begin Provided data

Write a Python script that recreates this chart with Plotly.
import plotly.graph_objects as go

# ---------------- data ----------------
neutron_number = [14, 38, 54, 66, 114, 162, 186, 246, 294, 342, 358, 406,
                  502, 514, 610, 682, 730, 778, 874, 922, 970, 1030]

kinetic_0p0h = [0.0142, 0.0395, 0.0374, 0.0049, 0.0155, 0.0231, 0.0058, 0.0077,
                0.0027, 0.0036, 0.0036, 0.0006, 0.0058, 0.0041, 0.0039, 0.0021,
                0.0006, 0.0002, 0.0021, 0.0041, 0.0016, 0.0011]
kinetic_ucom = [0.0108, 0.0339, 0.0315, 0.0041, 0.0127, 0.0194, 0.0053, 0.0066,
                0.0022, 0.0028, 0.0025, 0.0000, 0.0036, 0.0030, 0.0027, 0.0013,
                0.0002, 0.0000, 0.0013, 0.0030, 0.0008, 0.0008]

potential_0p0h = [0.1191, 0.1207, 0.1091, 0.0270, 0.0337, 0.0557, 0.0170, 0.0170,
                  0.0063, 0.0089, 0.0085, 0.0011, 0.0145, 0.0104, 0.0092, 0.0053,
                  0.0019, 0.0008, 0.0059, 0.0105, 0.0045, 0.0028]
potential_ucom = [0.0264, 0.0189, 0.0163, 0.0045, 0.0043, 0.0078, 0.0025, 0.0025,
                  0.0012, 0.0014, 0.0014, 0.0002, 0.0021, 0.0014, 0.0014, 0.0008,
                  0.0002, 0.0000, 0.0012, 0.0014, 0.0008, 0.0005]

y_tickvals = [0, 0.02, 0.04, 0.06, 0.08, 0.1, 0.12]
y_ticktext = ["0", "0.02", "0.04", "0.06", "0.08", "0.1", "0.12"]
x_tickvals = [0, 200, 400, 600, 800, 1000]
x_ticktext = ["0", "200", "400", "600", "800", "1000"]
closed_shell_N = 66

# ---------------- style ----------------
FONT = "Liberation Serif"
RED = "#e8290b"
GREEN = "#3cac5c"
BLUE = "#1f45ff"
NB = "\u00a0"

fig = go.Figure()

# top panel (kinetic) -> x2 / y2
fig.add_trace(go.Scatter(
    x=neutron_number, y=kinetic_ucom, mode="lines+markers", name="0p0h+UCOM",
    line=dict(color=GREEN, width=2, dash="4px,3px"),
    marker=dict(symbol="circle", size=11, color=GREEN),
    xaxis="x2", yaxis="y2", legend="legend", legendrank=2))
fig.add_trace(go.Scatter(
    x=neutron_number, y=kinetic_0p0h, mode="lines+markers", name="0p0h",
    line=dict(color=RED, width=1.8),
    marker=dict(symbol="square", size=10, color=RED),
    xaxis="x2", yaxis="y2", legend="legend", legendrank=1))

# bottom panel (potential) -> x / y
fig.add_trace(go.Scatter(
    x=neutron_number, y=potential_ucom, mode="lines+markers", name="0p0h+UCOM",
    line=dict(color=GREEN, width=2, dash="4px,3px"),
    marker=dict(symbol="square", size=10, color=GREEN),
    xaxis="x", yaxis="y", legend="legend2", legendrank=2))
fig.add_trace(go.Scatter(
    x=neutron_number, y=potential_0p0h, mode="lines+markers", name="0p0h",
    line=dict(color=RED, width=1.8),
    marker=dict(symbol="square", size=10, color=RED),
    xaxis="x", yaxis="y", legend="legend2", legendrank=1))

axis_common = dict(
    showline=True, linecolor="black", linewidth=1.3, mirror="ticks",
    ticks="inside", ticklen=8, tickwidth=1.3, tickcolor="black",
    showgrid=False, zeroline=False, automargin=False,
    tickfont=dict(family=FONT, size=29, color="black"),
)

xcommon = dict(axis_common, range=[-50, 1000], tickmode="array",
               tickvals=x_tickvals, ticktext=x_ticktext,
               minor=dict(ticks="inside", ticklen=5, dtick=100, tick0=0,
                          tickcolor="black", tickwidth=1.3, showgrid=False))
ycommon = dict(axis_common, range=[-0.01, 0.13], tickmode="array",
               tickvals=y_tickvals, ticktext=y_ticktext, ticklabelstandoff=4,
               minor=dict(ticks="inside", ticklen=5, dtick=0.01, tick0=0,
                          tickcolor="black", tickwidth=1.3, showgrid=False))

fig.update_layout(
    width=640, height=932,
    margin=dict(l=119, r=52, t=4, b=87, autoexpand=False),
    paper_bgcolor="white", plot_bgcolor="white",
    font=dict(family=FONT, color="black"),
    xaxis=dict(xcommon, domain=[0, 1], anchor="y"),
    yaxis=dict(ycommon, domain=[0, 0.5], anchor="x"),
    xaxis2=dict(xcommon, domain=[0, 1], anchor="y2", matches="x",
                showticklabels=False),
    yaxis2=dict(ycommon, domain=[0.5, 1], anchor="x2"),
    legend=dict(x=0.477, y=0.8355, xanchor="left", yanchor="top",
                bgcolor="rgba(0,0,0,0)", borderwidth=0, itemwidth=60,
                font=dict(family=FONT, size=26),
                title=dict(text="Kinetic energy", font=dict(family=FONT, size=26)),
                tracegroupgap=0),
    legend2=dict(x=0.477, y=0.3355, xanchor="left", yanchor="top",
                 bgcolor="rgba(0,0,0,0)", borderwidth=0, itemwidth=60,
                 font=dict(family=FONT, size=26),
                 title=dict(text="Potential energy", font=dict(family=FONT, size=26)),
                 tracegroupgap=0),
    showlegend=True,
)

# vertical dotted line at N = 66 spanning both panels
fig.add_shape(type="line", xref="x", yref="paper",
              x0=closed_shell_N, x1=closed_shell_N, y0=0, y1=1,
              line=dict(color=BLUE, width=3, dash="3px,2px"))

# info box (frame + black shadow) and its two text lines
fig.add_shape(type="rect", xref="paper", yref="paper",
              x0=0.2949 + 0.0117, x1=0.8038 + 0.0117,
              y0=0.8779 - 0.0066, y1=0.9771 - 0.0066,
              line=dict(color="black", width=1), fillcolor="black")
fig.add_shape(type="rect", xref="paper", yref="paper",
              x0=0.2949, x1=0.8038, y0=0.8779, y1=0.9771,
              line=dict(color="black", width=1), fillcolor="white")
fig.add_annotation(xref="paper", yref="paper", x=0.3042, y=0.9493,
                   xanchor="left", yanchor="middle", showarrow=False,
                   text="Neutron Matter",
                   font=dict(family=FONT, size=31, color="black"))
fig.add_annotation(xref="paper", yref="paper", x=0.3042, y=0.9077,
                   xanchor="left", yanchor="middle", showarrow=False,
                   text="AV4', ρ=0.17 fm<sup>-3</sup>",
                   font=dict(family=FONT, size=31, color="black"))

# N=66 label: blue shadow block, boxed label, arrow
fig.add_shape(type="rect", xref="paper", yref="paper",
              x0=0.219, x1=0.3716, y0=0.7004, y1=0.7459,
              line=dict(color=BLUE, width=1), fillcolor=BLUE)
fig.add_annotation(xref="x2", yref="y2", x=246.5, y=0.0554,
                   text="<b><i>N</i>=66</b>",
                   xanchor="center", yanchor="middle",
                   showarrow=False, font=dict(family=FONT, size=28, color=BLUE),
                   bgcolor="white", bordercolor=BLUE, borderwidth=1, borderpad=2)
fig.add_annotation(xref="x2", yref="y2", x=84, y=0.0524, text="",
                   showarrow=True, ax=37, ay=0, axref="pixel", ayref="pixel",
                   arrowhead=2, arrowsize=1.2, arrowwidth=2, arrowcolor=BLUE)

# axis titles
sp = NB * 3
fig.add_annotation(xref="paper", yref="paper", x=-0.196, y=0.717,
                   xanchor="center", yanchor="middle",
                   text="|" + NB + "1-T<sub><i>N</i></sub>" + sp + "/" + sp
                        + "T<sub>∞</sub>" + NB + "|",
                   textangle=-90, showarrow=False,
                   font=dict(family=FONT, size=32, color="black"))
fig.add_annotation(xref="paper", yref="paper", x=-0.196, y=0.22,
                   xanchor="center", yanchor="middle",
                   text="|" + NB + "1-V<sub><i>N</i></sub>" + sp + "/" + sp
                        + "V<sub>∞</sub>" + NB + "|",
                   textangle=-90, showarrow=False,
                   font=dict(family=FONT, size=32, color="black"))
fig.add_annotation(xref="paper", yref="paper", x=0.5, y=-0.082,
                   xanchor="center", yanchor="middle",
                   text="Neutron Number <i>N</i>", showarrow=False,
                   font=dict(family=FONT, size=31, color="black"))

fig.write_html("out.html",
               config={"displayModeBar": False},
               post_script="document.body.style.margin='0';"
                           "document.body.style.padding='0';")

end Provided data

Produce the lines from the top of the listing through the "0.0002, 0.0000, 0.0013, 0.0030, 0.0008, 0.0008]" line exactly as they appear, with no additional output.

**Solution for this exercise:**
Write a Python script that recreates this chart with Plotly.
import plotly.graph_objects as go

# ---------------- data ----------------
neutron_number = [14, 38, 54, 66, 114, 162, 186, 246, 294, 342, 358, 406,
                  502, 514, 610, 682, 730, 778, 874, 922, 970, 1030]

kinetic_0p0h = [0.0142, 0.0395, 0.0374, 0.0049, 0.0155, 0.0231, 0.0058, 0.0077,
                0.0027, 0.0036, 0.0036, 0.0006, 0.0058, 0.0041, 0.0039, 0.0021,
                0.0006, 0.0002, 0.0021, 0.0041, 0.0016, 0.0011]
kinetic_ucom = [0.0108, 0.0339, 0.0315, 0.0041, 0.0127, 0.0194, 0.0053, 0.0066,
                0.0022, 0.0028, 0.0025, 0.0000, 0.0036, 0.0030, 0.0027, 0.0013,
                0.0002, 0.0000, 0.0013, 0.0030, 0.0008, 0.0008]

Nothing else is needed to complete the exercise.